The strongest discussion Tiberghien presents under the theme of influence, and the only one in the book that suggests interdisciplinarity, is that of the connection between the tenets of Land Art and those of the picturesque, as formulated in the seventeenth and eighteenth centuries. Citing Robert Smithson as the primary figure who drew inspiration from the writings of Uvedale Price and William Gilpin, Tiberghien explores the similarities of the two fields in terms of their interest in movement, in texture as revealed in nature, and in the passage of time. Gilpin's On Sketching Landscape , which describes how travelers might illustrate their travel notations so as to keep a visual record of their journeys, is compared to the Land Art artists, following Jack Kerouac, as they do the same in the deserts of the American West. In Smithson's article "Frederick Law Olmsted and the Dialectical Landscape," reproduced in its entirety in the appendix, Smithson describes a legacy of understanding landscape as both material and process. That legacy, begun by Price and Gilpin, was inherited by Frederick Law Olmsted as seen in his design of Central Park where the park is not a static entity or paradise recreated, but rather, is built of artifice and intended to transform over time.

Smithson saw in Olmsted's movement of ten million horse carts of soil and confrontation with civic bureaucracies, a "Promethian" figure that he closely allied in spirit with the new Land Artists.

While not as strong as those of the first theme, Tiberghien's discussions of the second theme of the book involve illuminating inquiries into the principle media which define work as Land Art: the site and time. In the first of these chapters, "The Land and the Site," Tiberghien explores the importance of the site to each artist, looking also at the way that land itself--rock, sand, soil, organic and volcanic deposits--becomes the medium in which the works are created. Projects as diverse as Gutzon Borglum's sculpture at Mount Rushmore, Michael Heizer's "Double Negative"--two enormous subtractive slots carved into the Mormon Mesa--and paths worn in the Nazca desert of Peru by Richard Long, speak to an array of methods employed in Land Art.

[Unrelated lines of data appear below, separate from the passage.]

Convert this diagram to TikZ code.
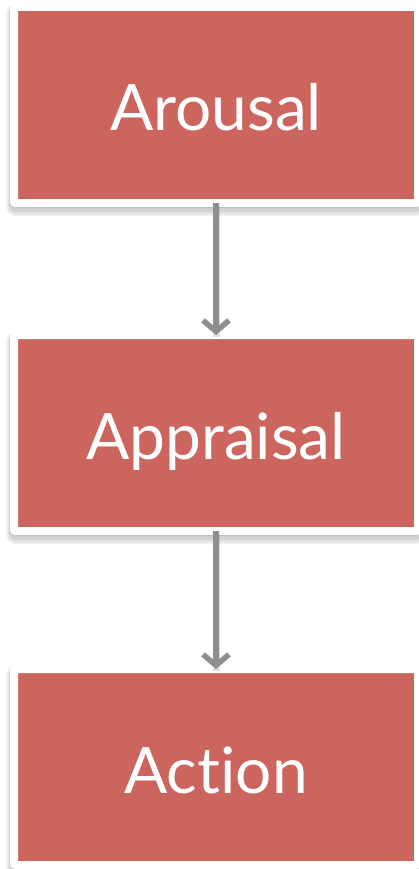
\documentclass[tikz,border=0pt]{standalone}
\usepackage{fontspec}
\setmainfont{Lato}[Ligatures={NoCommon,NoDiscretionary}]
\usetikzlibrary{arrows.meta}
\definecolor{boxred}{RGB}{203,101,94}
\definecolor{arrowgrey}{RGB}{142,142,142}
\tikzset{
  softshadow/.style={
    preaction={draw=black, fill=black, draw opacity=.05, fill opacity=.05, line width=16pt, transform canvas={yshift=-5pt}},
    preaction={draw=black, fill=black, draw opacity=.06, fill opacity=.06, line width=13pt, transform canvas={yshift=-5pt}},
    preaction={draw=black, fill=black, draw opacity=.08, fill opacity=.08, line width=10pt, transform canvas={yshift=-4pt}}},
  stage/.style={softshadow, rectangle, rounded corners=2pt, fill=boxred, draw=white, line width=8pt,
    minimum width=404pt, minimum height=196pt, inner sep=0pt,
    font=\fontsize{64}{64}\selectfont, text=white, text height=52pt, text depth=0pt},
  flow/.style={draw=arrowgrey, line width=5.5pt,
    -{Straight Barb[length=11pt, width=26pt, line width=5.5pt]},
    preaction={draw=black, draw opacity=.12, line width=7pt, transform canvas={yshift=-2pt}, -}}
}
\begin{document}
\begin{tikzpicture}[x=1pt, y=1pt]
  \useasboundingbox (0,0) rectangle (419,-869);
  \clip (0,0) rectangle (419,-869);
  \node[stage] (arousal)   at (216,-105) {Arousal};
  \node[stage] (appraisal) at (216,-433) {Appraisal};
  \node[stage] (action)    at (216,-767) {Action};
  \draw[flow, shorten <=-4pt, shorten >=-4pt] (arousal.south) -- (appraisal.north);
  \draw[flow, shorten <=-4pt, shorten >=-4pt] (appraisal.south) -- (action.north);
\end{tikzpicture}
\end{document}
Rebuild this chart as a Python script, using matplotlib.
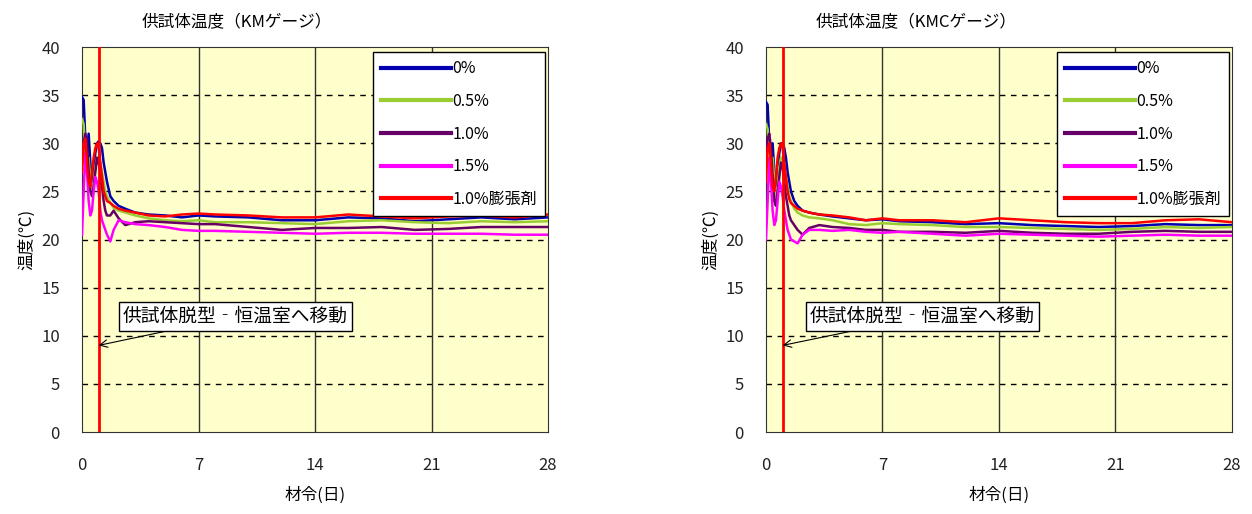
import matplotlib
matplotlib.use("Agg")
import matplotlib.pyplot as plt

plt.rcParams['font.family'] = ['Noto Sans CJK JP', 'DejaVu Sans']

# sampling times (days)
days = [0, 0.1, 0.2, 0.3, 0.4, 0.5, 0.6, 0.7, 0.8, 0.9, 1.0, 1.1, 1.2, 1.3, 1.4, 1.5,
        1.7, 1.9, 2.2, 2.6, 3.2, 4, 5, 6, 7, 8, 10, 12, 14, 16, 18, 20, 22, 24, 26, 28]

labels = ["0%", "0.5%", "1.0%", "1.5%", "1.0%膨張剤"]
colors = ["#0000B0", "#9ACD32", "#660066", "#FF00FF", "#FF0000"]

# KM gauge
km_0 = [34.8, 34.5, 30.5, 29, 31, 28, 26, 27, 29, 30, 30.2, 30, 29.5, 28, 27, 26,
        24.5, 24, 23.5, 23.2, 22.8, 22.6, 22.5, 22.3, 22.5, 22.4, 22.3, 22.0, 22.0, 22.3, 22.2, 21.9, 22.1, 22.3, 22.1, 22.3]
km_05 = [32.5, 32, 29, 27, 28.5, 26, 25, 26, 27.5, 28.5, 28.5, 28, 27, 26, 25, 24.5,
         23.8, 23.3, 23, 22.8, 22.5, 22.2, 22.0, 21.9, 22.0, 21.8, 21.8, 21.7, 21.6, 21.9, 22.0, 21.8, 21.7, 21.9, 21.8, 21.9]
km_10 = [28, 30, 31, 30, 27, 25, 24.5, 25.5, 27, 28.5, 28, 27, 25.5, 24, 23, 22.5,
         22.5, 23, 22.2, 21.5, 21.8, 21.9, 21.8, 21.7, 21.6, 21.6, 21.3, 21.0, 21.2, 21.2, 21.3, 21.0, 21.1, 21.3, 21.3, 21.3]
km_15 = [20.5, 25, 29, 27, 24, 22.5, 23, 25, 26.5, 26, 25, 23, 22, 21.5, 21, 20.5,
         19.8, 21, 22, 21.8, 21.6, 21.5, 21.3, 21.0, 20.9, 20.9, 20.8, 20.7, 20.6, 20.7, 20.7, 20.6, 20.6, 20.6, 20.5, 20.5]
km_10e = [27, 30, 30.5, 28, 26, 25.5, 27, 28.5, 29.5, 30, 29.5, 28, 26.5, 25, 24.5, 24,
          23.8, 23.5, 23.2, 23.0, 22.8, 22.5, 22.4, 22.6, 22.7, 22.6, 22.5, 22.3, 22.3, 22.6, 22.4, 22.2, 22.4, 22.5, 22.3, 22.6]

# KMC gauge
kmc_0 = [34.3, 34, 30, 28.5, 30, 27, 25.5, 27, 29, 30, 30, 29.5, 28.5, 27, 26, 25,
         24, 23.5, 23, 22.8, 22.6, 22.4, 22.2, 22.0, 22.1, 21.9, 21.8, 21.6, 21.7, 21.5, 21.4, 21.3, 21.4, 21.6, 21.5, 21.5]
kmc_05 = [32, 31.5, 29, 27, 28.5, 26, 24.5, 25.5, 27.5, 28.5, 28.5, 27.5, 26.5, 25.5, 24.5, 24,
          23.2, 22.8, 22.5, 22.3, 22.2, 22.0, 21.6, 21.5, 21.7, 21.6, 21.5, 21.3, 21.3, 21.2, 21.1, 21.0, 21.1, 21.3, 21.2, 21.3]
kmc_10 = [29, 30.5, 31, 29.5, 26.5, 24, 23.5, 25, 26.5, 28, 27.5, 26, 24.5, 23.5, 22.5, 22,
          21.5, 21, 20.5, 21.2, 21.5, 21.3, 21.2, 21.0, 21.0, 20.8, 20.8, 20.7, 20.9, 20.7, 20.6, 20.6, 20.8, 20.9, 20.8, 20.8]
kmc_15 = [20, 24, 28.5, 26, 23, 21.5, 22, 24, 26, 25.5, 24.5, 23, 22, 21, 20.5, 20,
          19.8, 19.6, 20.5, 21, 21.0, 20.9, 21.0, 20.8, 20.7, 20.8, 20.6, 20.4, 20.6, 20.5, 20.4, 20.3, 20.4, 20.5, 20.4, 20.4]
kmc_10e = [26, 29.5, 30, 28, 25.5, 25, 26.5, 28.5, 29.5, 30, 29.5, 28, 26.5, 25, 24.2, 23.8,
           23.5, 23.2, 23.0, 22.8, 22.6, 22.5, 22.3, 22.0, 22.2, 22.0, 22.0, 21.8, 22.2, 22.0, 21.8, 21.7, 21.7, 22.0, 22.1, 21.8]

charts = [
    ("供試体温度（KMゲージ）", [km_0, km_05, km_10, km_15, km_10e], 0.0655, 2.46, 237),
    ("供試体温度（KMCゲージ）", [kmc_0, kmc_05, kmc_10, kmc_15, kmc_10e], 0.6118, 2.64, 916),
]

fig = plt.figure(figsize=(12.52, 5.14), dpi=100)

for title, series, left, note_x, title_x in charts:
    ax = fig.add_axes([left, 0.1595, 0.3722, 0.749])
    ax.set_facecolor("#FFFFCC")
    for vals, lab, col in zip(series, labels, colors):
        ax.plot(days, vals, color=col, lw=1.8, label=lab, zorder=3)

    # demoulding marker
    ax.axvline(1, color="#FF0000", lw=2, zorder=4)

    ax.set_xlim(0, 28)
    ax.set_ylim(0, 40)
    ax.set_xticks([0, 7, 14, 21, 28])
    ax.set_yticks(range(0, 41, 5))
    for y in range(5, 40, 5):
        ax.axhline(y, color="black", lw=1, ls=(0, (4, 4)), zorder=1)
    for x in [7, 14, 21]:
        ax.axvline(x, color="#333333", lw=1, zorder=1)
    for s in ax.spines.values():
        s.set_color("#333333")
    ax.tick_params(length=0, labelsize=12, colors="#222222")
    ax.tick_params(axis="x", pad=18)
    ax.tick_params(axis="y", pad=16)
    ax.set_ylabel("温度(℃)", fontsize=12, labelpad=4)

    leg = ax.legend(loc="upper right", bbox_to_anchor=(0.994, 0.986), fontsize=11.5,
                    handlelength=4.4, handletextpad=0.1, labelspacing=0.98,
                    fancybox=False, framealpha=1, borderpad=0.5, borderaxespad=0)
    leg.get_frame().set_edgecolor("black")
    leg.get_frame().set_linewidth(1)
    for h in leg.get_lines():
        h.set_linewidth(3)

    ax.annotate("供試体脱型‐恒温室へ移動", xy=(1, 9), xytext=(note_x, 12), fontsize=13.5,
                va="center", ha="left",
                bbox=dict(boxstyle="square,pad=0.2", fc="white", ec="black", lw=1),
                arrowprops=dict(arrowstyle="->", color="black", lw=0.8,
                                shrinkA=0, shrinkB=0), zorder=5)

    fig.text(title_x / 1252, 1 - 23 / 514, title, ha="center", va="center", fontsize=12)
    fig.text((left + 0.1861), 1 - 495 / 514, "材令(日)", ha="center", va="center", fontsize=12)

fig.savefig("out.png", dpi=100)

A discussion of works such as Robert Smithson's "Broken Circle/Spiral Hill, Robert Morris' untitled work in King County, Washington, and Michael Heizer's "Effigy Tumuli" raise the issues of Land Art as it serves to mitigate human disturbance of the land in quarries and areas devastated by mining operations.

In the second chapter, "Time at Work," Tiberghien presents a less comprehensive discussion of projects that incorporate aspects of time either directly, as subject matter, or indirectly, as the context in which the work operates. Examples such as Dennis Oppenheim's studies of time lines as articulated in the landscape, Michael Heizer's "Five Conic Displacements," which registered time's changes upon the conic holes carved into the ground, and again the walks of Richard Long, seem to engage aspects of time in a manner which seems superficial after Robert Smithson's writings on these themes. Projects such as Nancy Holt's "Sun Tunnels," Charles Ross' "Star Axis," and Robert Morris' "Observatory," all mark their placement within the universe by articulating the locations of solstice and equinox, or in Ross' work, the ever evolving orbits of Polaris, and therefore utilize time indirectly as a context in which the work operates. These projects in particular have become the hallmark of replication in lesser examples of Land Art.

The last theme that Tiberghien investigates is that of the role of representation in Land Art. In two non-consecutive chapters, "Maps and Inscriptions," and "The Limits of Representation," the author explores various aspects of the relationship between representation and Land Art. The first chapter discusses maps as an underlying vehicle for the theoretical discourse of Land Art, marking or predetermining the route of Long' s walk, relating a series of Smithson's"Site/Non-site" pieces, or providing documentation to one of Christo' s works. As Tiberghien explains, the use of maps is another way of moving out of the gallery to explore a new space for art: "these artists' maps do not exist to allow us to find ourselves in them, quite the opposite; their aim is to lose us, to isolate us within the singular experience of the art...Cartography shifts art's geography, which is never where one believes it to be; one must reconstruct, based on available information--maps, in this case--what these do not provide. In creating a new conceptual space, these artists attempt to restore to works of art a space of their own." (p. 92) In describing the limits of representation in Land Art, Tiberghien points to the importance of the work's representation as the mode in which most people know the work, through either photographs or film, rather than experiencing the piece firsthand. Operating in such a way, the representation acts as a surrogate, the net effect of which is to make works seem like equivalent objects and allow for what Lucy Lippard has called the dematerialization of art.

By focusing his discussion on a core group of early Land Art works, Gilles Tiberghien has provided an excellent exposition of the nature of the pieces in question, and of the most important issues surrounding our understanding of them. Perhaps overshadowing the text of the book in impact, the very complete photographic documentation is especially commendable. With many projects illustrated with drawings, sketches, construction photographs, and images of the completed works, Tiberghien has managed to capture much of design process of these efforts as well as their products. The inclusion of three important articles in the appendix, along with maps detailing the location of the projects and a fairly complete bibliography, gives the reader an excellent starting point for further study. The greatest weakness of the book is its lack of theoretical stance. While Tiberghien broaches the question of how these projects relate to modernity and postmodernity, he never fully develops his thesis, nor does he speculate on their relevance to the contemporary condition or on future directions which the work might take. Despite these shortfalls, what Tiberghien has written is a strong overview of a field that has the potential to inform practice from a wide spectrum of design disciplines. The wealth of information and documentation he provides, in textual, graphic and photographic form, makes his work a significant contribution to the existing literature.